Fatness is double-plus ungood.

Last night, in my internet travels, I came across this New York Times op-ed from a former hedge fund manager who left the world of finance when he realized it had turned him into a greedy, wealth-addicted jerk.

Although I couldn’t wrap my mind around the sheer enormousness of the numbers the author, Sam Polk, was talking about (multimillion dollar bonuses? It’s like a completely different reality), I liked some of his observations. Like this one:

I made in a single year more than my mom made her whole life. I knew that wasn’t fair; that wasn’t right. Yes, I was sharp, good with numbers. I had marketable talents. But in the end I didn’t really do anything. I was a derivatives trader, and it occurred to me the world would hardly change at all if credit derivatives ceased to exist. Not so nurse practitioners. What had seemed normal now seemed deeply distorted.
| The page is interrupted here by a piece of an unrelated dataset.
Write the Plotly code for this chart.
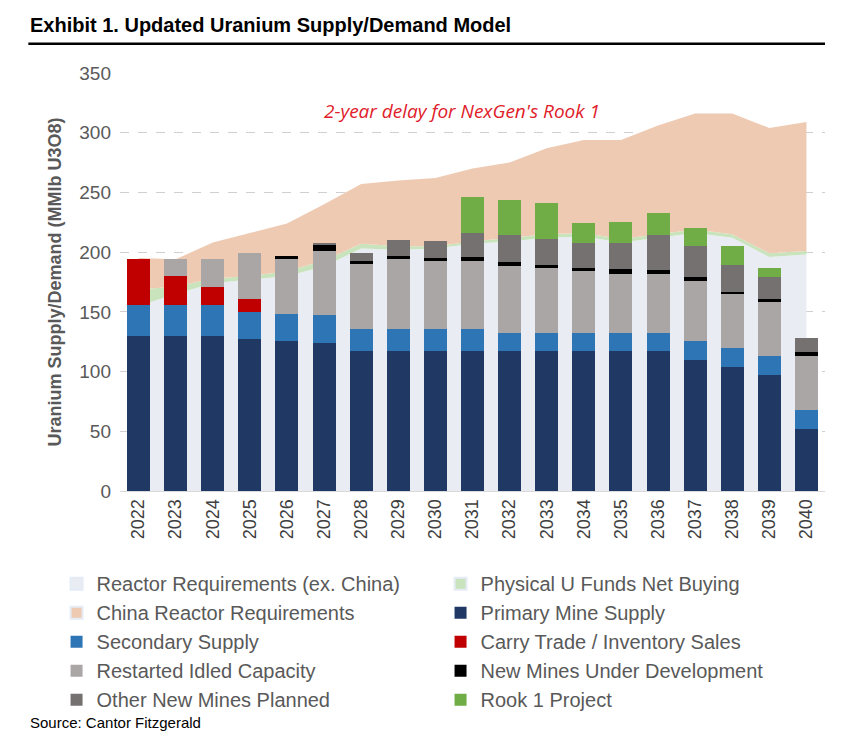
import plotly.graph_objects as go

years = [str(y) for y in range(2022, 2041)]
reactor_ex_china = [155,165,174,177,180,188,203,202,203,207,209,212,213,208,212,216,212,196,198]
physical_funds = [14,6,4,3,4,5,4,3,2,2,3,3,3,3,3,3,3,3,3]
china_top = [195,194,208,216,224,240,257,260,262,270,275,287,294,294,306,316,316,304,309]
china_req = [t - r - p for t, r, p in zip(china_top, reactor_ex_china, physical_funds)]

primary = [130,130,130,127,126,124,117,117,117,117,117,117,117,117,117,110,104,97,52]
secondary = [26,26,26,23,22,23,19,19,19,19,15,15,15,15,15,16,16,16,16]
carry = [38,24,15,11,0,0,0,0,0,0,0,0,0,0,0,0,0,0,0]
restarted = [0,14,23,38,46,54,54,58,57,57,56,55,52,50,50,50,45,45,45]
new_mines = [0,0,0,0,3,5,3,3,2,3,4,2,3,4,3,3,2,3,3]
other_new = [0,0,0,0,0,2,6,13,14,20,22,22,21,22,29,26,22,18,12]
rook1 = [0,0,0,0,0,0,0,0,0,30,30,30,16,17,19,15,16,8,0]

fig = go.Figure()
areas = [("Reactor Requirements (ex. China)", reactor_ex_china, "#E9EDF3"),
         ("Physical U Funds Net Buying", physical_funds, "#C9E4BC"),
         ("China Reactor Requirements", china_req, "#EECAB2")]
for name, vals, col in areas:
    fig.add_trace(go.Scatter(x=years, y=vals, name=name, stackgroup="a", mode="none",
                             fillcolor=col, xaxis="x", yaxis="y", showlegend=False))
for name, vals, col in areas:
    fig.add_trace(go.Bar(x=[years[0]], y=[None], name=name, marker_color=col,
                         xaxis="x2", yaxis="y2", showlegend=True))
bars = [("Primary Mine Supply", primary, "#1F3864"),
        ("Secondary Supply", secondary, "#2E75B6"),
        ("Carry Trade / Inventory Sales", carry, "#C00000"),
        ("Restarted Idled Capacity", restarted, "#AAA6A6"),
        ("New Mines Under Development", new_mines, "#000000"),
        ("Other New Mines Planned", other_new, "#767171"),
        ("Rook 1 Project", rook1, "#70AD47")]
for name, vals, col in bars:
    fig.add_trace(go.Bar(x=years, y=vals, name=name, marker_color=col,
                         marker_line_width=0, xaxis="x2", yaxis="y2"))

fig.update_layout(
    width=853, height=742, barmode="stack", bargap=0.38,
    paper_bgcolor="white", plot_bgcolor="white",
    margin=dict(l=112, r=36, t=65, b=259),
    font=dict(family="Liberation Sans, Arial", color="#595959"),
    showlegend=True,
    legend=dict(orientation="h", x=-0.09, xref="paper", y=-0.175, yanchor="top",
                entrywidth=0.47, entrywidthmode="fraction", traceorder="normal",
                font=dict(size=20, color="#595959"), itemsizing="constant", tracegroupgap=0),
    xaxis=dict(type="category", tickangle=-90, tickfont=dict(size=18, color="#404040"),
               showgrid=False, linecolor="#D9D9D9", ticks=""),
    yaxis=dict(range=[0, 350], dtick=50, gridcolor="#D0D0D0", griddash="dash",
               tickfont=dict(size=19, color="#595959"), zeroline=False, ticklabelstandoff=8,
               title=dict(text="<b>Uranium Supply/Demand (MMlb U3O8)</b>", standoff=12,
                          font=dict(size=18, color="#595959"))),
    xaxis2=dict(type="category", overlaying="x", matches="x", visible=False),
    yaxis2=dict(range=[0, 350], overlaying="y", visible=False),
    annotations=[
        dict(text="<b>Exhibit 1. Updated Uranium Supply/Demand Model</b>", xref="paper", yref="paper",
             x=-0.13, y=1.083, xanchor="left", yanchor="bottom", showarrow=False,
             font=dict(size=20, color="black")),
        dict(text="<i>2-year delay for NexGen's Rook 1</i>", xref="paper", yref="paper",
             x=0.485, y=0.945, showarrow=False, font=dict(size=19, color="#E0202A", family="Open Sans")),
        dict(text="Source: Cantor Fitzgerald", xref="paper", yref="paper", x=-0.13, y=-0.555,
             xanchor="left", yanchor="middle", showarrow=False, font=dict(size=15, color="black")),
    ],
    shapes=[dict(type="line", xref="paper", yref="paper", x0=-0.13, x1=1.0, y0=1.07, y1=1.07,
                 line=dict(color="black", width=2.5))],
)
fig.write_html("out.html")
And then I got to this part:

But I was lying to myself. There were plenty of injustices out there — rampant poverty, swelling prison populations, a sexual-assault epidemic, an obesity crisis. Not only was I not helping to fix any problems in the world, but I was profiting from them. 

Right, because fat bodies are an injustice, not the stigma and discrimination we face. Not the $60 billion industry devoted to eliminating us. Nope, just the fact that we exist.

Let that sink in for a second. Fat bodies. Are an injustice.

The exorbitant salaries of the financial sector that the author left behind aren’t the only thing that’s deeply distorted.

And when he left it, guess what he did? Did he devote his life to helping people who had been harmed by Wall Street’s predatory practices, perhaps by fighting foreclosures or supporting living wage campaigns?

No, he started a non-profit “to help poor families struggling with obesity and food addiction.”

Food addiction. Food addiction. Not hunger, or food insecurity, or lack of access to nutritious food options, but food addiction. And fatness. Because heaven forbid poor people ever enjoy food or be anything less than thin. Because clearly what poor people need isn’t money, but rich people telling them how to eat.

I just …my head spins trying to make sense of it.

All the sense I can make is that power distorts thinking, twists the urge toward compassion into condescension. Into a sick sense of superiority and a savior complex.

Polk says he finally feels as if he’s making a real contribution. Well, he’s certainly contributing to fat hatred, to a toxic culture of moralizing about food, and to the lack of respect for poor people as humans with intelligence and agency.

Note #1: Chris Maisano has a great analysis of what’s wrong with the op-ed, which he calls “chicken soup for the neoliberal soul”: an individualistic approach that erases the need for collective action.

Note #2: Hedge funds always make me think of hedgehogs. The world would be a much better and cuter place if we could replace all hedge fund managers with hedgehog managers.